WHAT YOU WILL DO >> Starting at the first line of the listing below, repeat each line up to and including the one containing "plt.rcParams['mathtext.bf'] = 'Lato:bold'". Leave out pictures.

[Entries with chart source code]
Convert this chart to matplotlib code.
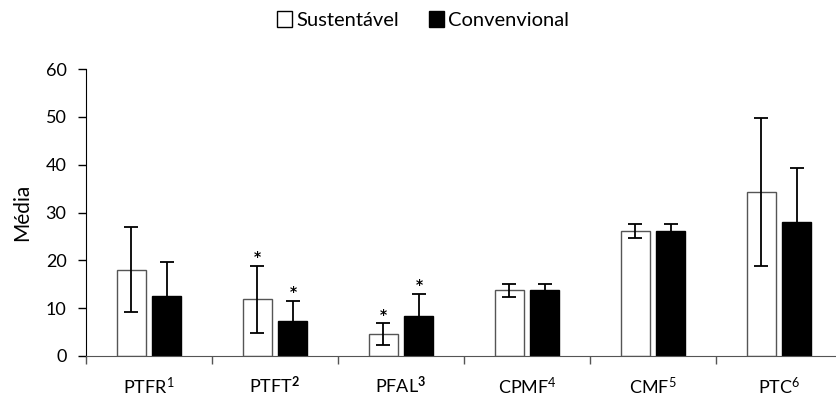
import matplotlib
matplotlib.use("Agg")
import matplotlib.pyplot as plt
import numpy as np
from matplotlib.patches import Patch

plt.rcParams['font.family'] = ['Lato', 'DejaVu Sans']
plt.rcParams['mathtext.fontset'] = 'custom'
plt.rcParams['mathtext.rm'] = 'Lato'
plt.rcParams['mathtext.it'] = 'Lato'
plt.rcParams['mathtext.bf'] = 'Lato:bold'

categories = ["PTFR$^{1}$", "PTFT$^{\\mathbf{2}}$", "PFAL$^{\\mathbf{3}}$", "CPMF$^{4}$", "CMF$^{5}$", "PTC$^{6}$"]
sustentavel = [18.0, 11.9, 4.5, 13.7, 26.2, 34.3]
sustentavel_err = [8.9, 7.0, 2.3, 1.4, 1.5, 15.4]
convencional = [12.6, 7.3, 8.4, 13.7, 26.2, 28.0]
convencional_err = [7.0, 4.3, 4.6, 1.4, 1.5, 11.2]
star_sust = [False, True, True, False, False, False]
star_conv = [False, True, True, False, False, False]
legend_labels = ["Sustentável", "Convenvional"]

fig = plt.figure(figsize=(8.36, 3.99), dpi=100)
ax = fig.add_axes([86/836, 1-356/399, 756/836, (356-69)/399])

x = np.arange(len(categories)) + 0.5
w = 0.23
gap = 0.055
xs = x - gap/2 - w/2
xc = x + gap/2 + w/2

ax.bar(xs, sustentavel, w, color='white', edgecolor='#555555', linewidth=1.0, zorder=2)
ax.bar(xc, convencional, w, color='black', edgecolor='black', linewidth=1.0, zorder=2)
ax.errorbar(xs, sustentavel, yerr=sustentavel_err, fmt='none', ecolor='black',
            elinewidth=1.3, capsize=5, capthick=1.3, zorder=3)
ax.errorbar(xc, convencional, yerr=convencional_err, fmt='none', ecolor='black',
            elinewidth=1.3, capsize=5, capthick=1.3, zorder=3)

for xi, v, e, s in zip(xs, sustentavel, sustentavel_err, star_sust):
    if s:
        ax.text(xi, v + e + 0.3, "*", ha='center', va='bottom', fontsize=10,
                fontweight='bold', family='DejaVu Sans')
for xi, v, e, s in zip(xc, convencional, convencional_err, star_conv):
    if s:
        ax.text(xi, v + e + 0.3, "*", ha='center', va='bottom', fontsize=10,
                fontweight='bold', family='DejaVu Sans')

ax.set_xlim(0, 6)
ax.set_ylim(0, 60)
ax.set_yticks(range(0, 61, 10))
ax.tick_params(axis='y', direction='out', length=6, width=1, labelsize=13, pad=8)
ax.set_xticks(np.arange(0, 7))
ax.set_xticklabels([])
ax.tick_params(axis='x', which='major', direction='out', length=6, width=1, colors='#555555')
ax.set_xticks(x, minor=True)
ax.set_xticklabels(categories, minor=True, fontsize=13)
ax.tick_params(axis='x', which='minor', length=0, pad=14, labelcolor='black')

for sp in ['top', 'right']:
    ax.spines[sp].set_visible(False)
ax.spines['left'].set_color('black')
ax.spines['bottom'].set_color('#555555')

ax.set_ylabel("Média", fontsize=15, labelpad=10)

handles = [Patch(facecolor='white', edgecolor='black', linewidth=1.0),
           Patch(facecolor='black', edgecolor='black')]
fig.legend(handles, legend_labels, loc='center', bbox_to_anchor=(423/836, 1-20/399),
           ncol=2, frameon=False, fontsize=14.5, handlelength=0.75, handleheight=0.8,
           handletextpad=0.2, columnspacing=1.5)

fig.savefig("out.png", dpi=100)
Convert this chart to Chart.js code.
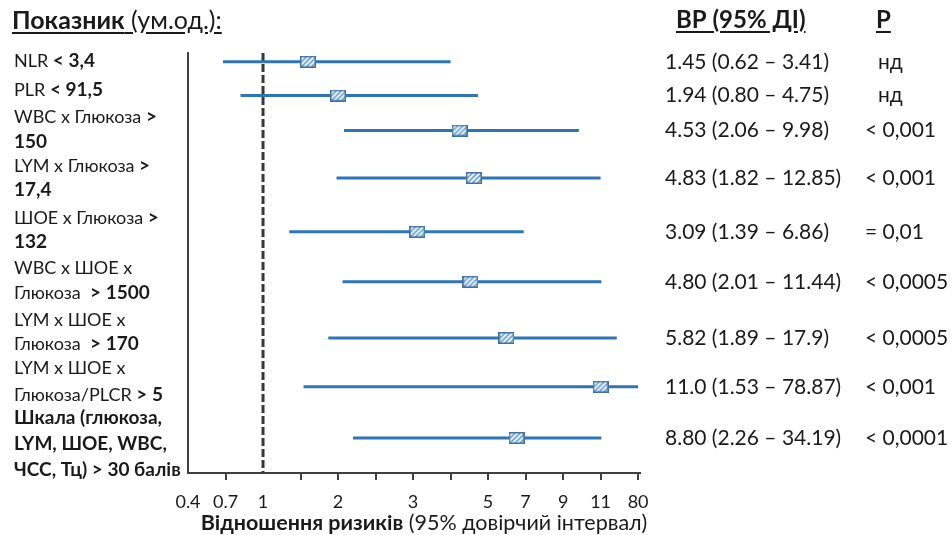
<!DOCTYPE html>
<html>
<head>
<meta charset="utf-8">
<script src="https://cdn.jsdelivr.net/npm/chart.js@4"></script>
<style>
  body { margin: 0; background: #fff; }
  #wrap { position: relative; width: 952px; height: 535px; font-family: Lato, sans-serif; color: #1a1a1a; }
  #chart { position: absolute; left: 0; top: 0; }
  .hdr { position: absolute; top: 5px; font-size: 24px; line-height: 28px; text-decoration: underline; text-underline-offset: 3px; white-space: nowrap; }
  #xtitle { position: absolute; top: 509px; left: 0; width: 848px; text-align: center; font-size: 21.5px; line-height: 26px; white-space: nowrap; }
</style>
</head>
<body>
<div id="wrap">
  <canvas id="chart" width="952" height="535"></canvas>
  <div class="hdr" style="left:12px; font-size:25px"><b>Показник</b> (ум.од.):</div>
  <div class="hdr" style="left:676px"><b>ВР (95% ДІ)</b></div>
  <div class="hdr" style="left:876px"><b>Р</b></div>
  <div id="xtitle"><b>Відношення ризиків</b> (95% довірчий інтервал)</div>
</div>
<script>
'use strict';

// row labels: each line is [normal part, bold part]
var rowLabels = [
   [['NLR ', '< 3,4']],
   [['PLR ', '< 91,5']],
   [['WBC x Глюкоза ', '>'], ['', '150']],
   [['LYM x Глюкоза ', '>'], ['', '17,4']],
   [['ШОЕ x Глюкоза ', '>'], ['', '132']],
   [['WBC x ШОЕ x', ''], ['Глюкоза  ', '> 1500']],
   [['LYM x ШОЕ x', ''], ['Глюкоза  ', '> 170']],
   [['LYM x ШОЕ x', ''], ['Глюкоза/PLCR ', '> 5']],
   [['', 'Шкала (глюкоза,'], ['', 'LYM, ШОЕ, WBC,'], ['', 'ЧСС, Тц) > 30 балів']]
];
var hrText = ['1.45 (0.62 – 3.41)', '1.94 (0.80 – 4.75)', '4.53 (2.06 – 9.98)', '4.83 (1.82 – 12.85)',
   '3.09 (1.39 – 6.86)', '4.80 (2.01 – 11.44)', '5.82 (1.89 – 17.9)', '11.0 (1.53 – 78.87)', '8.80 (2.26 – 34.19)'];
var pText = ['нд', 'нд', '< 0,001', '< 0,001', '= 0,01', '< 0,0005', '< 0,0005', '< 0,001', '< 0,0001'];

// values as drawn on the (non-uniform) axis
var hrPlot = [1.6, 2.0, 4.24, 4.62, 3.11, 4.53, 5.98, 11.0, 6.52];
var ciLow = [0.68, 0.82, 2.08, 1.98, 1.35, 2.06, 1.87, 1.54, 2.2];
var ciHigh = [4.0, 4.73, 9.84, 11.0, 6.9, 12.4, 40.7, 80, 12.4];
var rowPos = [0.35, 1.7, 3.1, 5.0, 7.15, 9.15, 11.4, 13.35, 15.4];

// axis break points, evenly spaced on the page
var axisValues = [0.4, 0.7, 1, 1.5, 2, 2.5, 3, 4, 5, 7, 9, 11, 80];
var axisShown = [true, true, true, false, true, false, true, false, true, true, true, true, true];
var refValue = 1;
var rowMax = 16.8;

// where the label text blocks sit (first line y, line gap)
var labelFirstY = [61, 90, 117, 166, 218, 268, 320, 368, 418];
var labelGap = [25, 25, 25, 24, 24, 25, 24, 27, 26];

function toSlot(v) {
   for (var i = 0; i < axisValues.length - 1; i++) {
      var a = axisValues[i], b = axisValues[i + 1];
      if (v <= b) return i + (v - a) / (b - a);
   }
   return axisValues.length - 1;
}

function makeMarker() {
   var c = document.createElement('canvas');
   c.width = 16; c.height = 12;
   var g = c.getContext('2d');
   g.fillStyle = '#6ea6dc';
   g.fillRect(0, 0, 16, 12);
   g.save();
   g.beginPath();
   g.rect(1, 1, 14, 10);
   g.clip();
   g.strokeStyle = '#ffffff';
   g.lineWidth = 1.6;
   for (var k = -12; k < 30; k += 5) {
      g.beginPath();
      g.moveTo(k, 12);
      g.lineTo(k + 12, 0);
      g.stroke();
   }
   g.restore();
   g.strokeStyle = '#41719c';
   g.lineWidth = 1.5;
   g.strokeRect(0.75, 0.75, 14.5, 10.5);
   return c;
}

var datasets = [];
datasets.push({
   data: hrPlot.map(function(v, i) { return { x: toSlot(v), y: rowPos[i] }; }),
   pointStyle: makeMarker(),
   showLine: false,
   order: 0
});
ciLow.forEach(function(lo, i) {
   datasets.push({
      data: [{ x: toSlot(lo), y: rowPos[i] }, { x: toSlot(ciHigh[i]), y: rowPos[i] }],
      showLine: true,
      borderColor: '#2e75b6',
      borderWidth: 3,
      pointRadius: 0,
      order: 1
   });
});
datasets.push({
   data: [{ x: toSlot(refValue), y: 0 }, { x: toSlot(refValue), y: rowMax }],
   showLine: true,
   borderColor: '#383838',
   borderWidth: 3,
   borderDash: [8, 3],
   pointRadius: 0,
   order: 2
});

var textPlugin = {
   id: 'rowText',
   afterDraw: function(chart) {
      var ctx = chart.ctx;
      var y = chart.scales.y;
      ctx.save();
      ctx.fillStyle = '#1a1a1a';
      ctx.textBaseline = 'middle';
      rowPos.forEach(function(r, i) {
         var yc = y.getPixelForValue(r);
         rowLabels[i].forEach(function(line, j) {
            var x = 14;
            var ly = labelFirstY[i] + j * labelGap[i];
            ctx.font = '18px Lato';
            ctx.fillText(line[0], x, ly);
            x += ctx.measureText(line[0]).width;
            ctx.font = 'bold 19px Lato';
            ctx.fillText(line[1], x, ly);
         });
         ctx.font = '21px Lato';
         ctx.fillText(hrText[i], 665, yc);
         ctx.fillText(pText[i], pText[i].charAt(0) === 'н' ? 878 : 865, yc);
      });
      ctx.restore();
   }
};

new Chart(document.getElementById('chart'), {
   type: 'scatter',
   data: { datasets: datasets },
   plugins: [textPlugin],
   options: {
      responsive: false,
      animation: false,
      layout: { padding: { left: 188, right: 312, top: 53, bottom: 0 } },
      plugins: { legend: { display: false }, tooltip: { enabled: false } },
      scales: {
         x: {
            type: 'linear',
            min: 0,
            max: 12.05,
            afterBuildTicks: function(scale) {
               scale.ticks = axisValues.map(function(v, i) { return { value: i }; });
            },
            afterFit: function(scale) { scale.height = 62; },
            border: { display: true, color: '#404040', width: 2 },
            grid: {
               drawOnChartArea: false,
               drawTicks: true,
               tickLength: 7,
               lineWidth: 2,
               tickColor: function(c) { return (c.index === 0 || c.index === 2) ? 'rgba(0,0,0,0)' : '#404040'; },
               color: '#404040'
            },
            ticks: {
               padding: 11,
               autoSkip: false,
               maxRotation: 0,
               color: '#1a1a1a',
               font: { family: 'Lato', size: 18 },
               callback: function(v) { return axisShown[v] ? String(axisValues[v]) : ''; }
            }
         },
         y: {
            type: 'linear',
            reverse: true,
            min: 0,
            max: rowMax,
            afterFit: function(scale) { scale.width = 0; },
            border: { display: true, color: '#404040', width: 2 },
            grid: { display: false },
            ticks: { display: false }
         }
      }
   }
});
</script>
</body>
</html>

ANSWER TO THE EXERCISE >>
Convert this chart to matplotlib code.
import matplotlib
matplotlib.use("Agg")
import matplotlib.pyplot as plt
import numpy as np
from matplotlib.patches import Patch

plt.rcParams['font.family'] = ['Lato', 'DejaVu Sans']
plt.rcParams['mathtext.fontset'] = 'custom'
plt.rcParams['mathtext.rm'] = 'Lato'
plt.rcParams['mathtext.it'] = 'Lato'
plt.rcParams['mathtext.bf'] = 'Lato:bold'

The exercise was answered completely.